_Recorded information_
Begin

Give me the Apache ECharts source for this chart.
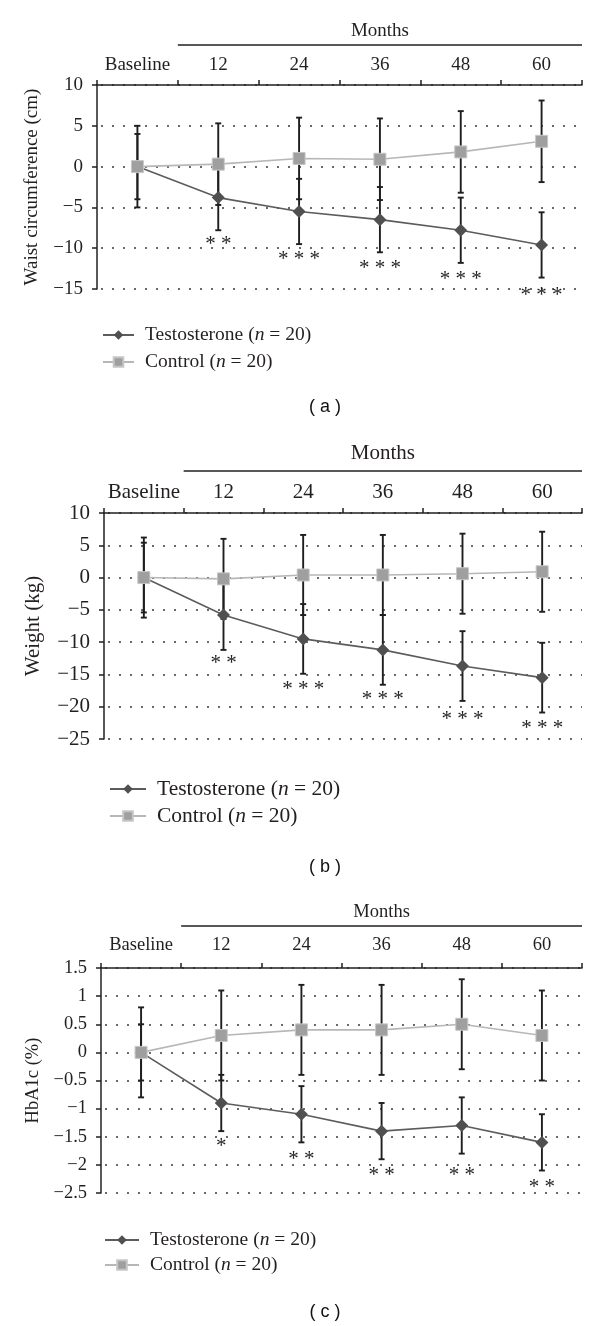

End
Begin

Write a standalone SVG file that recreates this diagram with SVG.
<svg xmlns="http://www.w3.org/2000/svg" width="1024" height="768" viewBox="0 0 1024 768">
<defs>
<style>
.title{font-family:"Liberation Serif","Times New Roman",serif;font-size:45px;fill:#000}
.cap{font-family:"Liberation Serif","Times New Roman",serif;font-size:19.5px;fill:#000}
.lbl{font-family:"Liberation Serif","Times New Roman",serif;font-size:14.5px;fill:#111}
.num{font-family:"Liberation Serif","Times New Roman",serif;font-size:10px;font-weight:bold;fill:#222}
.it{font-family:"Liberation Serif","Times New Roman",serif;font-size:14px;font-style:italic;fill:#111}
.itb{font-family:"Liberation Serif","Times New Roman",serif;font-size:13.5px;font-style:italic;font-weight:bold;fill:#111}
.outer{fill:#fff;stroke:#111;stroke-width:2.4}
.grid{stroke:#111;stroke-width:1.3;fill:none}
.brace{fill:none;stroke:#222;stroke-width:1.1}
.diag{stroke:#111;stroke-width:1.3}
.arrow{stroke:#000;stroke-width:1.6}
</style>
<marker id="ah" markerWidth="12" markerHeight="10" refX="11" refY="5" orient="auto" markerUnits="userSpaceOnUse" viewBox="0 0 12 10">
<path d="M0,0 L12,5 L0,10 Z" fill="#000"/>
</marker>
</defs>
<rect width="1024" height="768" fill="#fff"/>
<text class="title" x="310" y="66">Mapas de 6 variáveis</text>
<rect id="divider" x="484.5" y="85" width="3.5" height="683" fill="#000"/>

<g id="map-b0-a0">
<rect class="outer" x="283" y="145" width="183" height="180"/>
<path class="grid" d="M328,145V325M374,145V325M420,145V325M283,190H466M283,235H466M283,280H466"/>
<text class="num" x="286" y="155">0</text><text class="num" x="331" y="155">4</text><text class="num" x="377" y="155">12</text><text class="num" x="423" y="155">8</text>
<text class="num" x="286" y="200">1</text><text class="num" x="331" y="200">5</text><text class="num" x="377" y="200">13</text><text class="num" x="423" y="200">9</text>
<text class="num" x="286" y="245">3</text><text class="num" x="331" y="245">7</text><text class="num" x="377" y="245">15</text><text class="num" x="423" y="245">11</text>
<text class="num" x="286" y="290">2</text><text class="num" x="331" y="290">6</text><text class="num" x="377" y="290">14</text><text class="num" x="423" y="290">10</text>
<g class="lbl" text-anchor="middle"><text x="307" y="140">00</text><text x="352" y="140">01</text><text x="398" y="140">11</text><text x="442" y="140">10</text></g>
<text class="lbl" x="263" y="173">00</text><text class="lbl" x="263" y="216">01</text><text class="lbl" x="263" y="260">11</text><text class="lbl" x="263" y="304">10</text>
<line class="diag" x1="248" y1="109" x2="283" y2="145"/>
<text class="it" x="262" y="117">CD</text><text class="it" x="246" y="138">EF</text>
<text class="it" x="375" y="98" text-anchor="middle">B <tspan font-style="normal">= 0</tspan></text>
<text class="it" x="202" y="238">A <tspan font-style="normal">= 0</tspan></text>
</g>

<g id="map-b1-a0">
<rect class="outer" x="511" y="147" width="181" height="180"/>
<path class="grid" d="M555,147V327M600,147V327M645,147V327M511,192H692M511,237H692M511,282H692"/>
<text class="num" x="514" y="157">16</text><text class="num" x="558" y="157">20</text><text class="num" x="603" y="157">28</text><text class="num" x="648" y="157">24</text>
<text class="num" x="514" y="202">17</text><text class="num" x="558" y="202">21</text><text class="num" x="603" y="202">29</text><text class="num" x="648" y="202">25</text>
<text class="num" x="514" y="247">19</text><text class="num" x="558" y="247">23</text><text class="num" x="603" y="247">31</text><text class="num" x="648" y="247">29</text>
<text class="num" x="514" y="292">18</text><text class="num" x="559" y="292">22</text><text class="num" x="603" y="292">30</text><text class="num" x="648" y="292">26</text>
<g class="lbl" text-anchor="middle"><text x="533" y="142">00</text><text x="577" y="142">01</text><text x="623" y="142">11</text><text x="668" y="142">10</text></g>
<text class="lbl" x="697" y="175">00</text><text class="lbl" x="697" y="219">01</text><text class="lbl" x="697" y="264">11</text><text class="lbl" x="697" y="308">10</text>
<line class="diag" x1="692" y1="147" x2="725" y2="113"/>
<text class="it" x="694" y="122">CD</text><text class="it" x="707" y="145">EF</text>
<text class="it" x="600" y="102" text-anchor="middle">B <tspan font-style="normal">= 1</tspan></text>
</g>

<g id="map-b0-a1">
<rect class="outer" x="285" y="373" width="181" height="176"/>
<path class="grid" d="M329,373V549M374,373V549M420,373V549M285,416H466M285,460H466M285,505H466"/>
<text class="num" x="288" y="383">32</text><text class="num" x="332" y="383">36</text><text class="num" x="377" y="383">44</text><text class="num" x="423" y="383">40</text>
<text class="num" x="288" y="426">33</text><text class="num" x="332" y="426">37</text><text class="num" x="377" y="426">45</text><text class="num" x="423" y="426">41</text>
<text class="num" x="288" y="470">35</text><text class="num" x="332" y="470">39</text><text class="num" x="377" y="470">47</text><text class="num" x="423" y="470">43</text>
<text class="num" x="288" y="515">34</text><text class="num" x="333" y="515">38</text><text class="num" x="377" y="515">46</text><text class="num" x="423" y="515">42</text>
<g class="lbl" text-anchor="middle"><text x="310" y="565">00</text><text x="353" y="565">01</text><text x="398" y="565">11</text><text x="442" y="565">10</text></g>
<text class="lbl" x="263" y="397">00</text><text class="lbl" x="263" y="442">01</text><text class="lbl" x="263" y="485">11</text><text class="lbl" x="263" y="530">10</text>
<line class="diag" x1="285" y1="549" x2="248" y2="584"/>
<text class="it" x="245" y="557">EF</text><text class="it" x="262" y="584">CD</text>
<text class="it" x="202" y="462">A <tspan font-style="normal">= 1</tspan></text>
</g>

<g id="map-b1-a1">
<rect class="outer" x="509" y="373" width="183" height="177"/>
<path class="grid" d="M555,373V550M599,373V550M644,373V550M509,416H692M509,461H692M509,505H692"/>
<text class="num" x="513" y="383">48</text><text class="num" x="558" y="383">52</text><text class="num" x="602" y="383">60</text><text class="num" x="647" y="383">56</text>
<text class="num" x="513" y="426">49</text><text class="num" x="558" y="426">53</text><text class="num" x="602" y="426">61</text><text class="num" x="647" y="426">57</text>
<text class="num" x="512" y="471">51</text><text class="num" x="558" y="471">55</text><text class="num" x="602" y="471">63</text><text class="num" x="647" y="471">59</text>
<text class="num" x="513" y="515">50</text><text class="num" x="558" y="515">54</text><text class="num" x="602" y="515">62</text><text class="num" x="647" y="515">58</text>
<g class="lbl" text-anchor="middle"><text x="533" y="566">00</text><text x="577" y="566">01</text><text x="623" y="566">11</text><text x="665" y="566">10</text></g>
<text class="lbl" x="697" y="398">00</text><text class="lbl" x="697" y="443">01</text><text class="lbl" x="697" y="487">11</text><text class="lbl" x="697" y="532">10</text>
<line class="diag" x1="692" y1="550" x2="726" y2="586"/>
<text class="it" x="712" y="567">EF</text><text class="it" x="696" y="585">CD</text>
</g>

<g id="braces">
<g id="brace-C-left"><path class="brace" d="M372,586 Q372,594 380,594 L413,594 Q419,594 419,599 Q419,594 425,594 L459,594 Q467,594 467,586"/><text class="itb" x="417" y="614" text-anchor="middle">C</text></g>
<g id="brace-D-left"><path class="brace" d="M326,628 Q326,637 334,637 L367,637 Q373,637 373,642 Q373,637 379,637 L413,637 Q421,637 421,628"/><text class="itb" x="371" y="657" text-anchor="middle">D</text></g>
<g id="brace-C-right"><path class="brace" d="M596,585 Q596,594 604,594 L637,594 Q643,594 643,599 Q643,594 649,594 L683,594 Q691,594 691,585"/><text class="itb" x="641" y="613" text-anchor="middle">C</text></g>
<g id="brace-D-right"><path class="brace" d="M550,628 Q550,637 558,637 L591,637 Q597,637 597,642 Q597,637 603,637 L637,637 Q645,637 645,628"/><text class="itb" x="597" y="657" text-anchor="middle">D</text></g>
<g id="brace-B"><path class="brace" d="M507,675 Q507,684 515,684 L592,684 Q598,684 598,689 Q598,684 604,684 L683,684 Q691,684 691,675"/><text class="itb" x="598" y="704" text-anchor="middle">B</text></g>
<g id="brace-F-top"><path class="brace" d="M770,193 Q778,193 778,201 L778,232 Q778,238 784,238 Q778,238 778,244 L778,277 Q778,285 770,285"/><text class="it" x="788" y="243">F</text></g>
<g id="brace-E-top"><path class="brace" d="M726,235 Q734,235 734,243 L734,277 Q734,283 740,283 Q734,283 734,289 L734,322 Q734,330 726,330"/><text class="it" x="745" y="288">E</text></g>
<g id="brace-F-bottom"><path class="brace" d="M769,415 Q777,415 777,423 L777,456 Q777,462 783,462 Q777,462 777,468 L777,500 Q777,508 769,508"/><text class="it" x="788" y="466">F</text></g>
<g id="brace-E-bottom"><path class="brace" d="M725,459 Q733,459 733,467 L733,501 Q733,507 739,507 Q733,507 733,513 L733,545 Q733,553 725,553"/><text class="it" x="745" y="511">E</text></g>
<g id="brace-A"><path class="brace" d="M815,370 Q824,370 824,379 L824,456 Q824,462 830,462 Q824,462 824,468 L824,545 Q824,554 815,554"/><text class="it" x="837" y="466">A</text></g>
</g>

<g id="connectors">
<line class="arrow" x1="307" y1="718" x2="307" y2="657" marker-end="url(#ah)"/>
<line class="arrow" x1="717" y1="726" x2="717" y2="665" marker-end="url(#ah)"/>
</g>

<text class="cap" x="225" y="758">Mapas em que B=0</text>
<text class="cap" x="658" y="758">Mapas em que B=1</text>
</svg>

End

_Exercise requirements_
How many of the lines in the listing above hold the word "this"? Report only that figure.

_Result_
2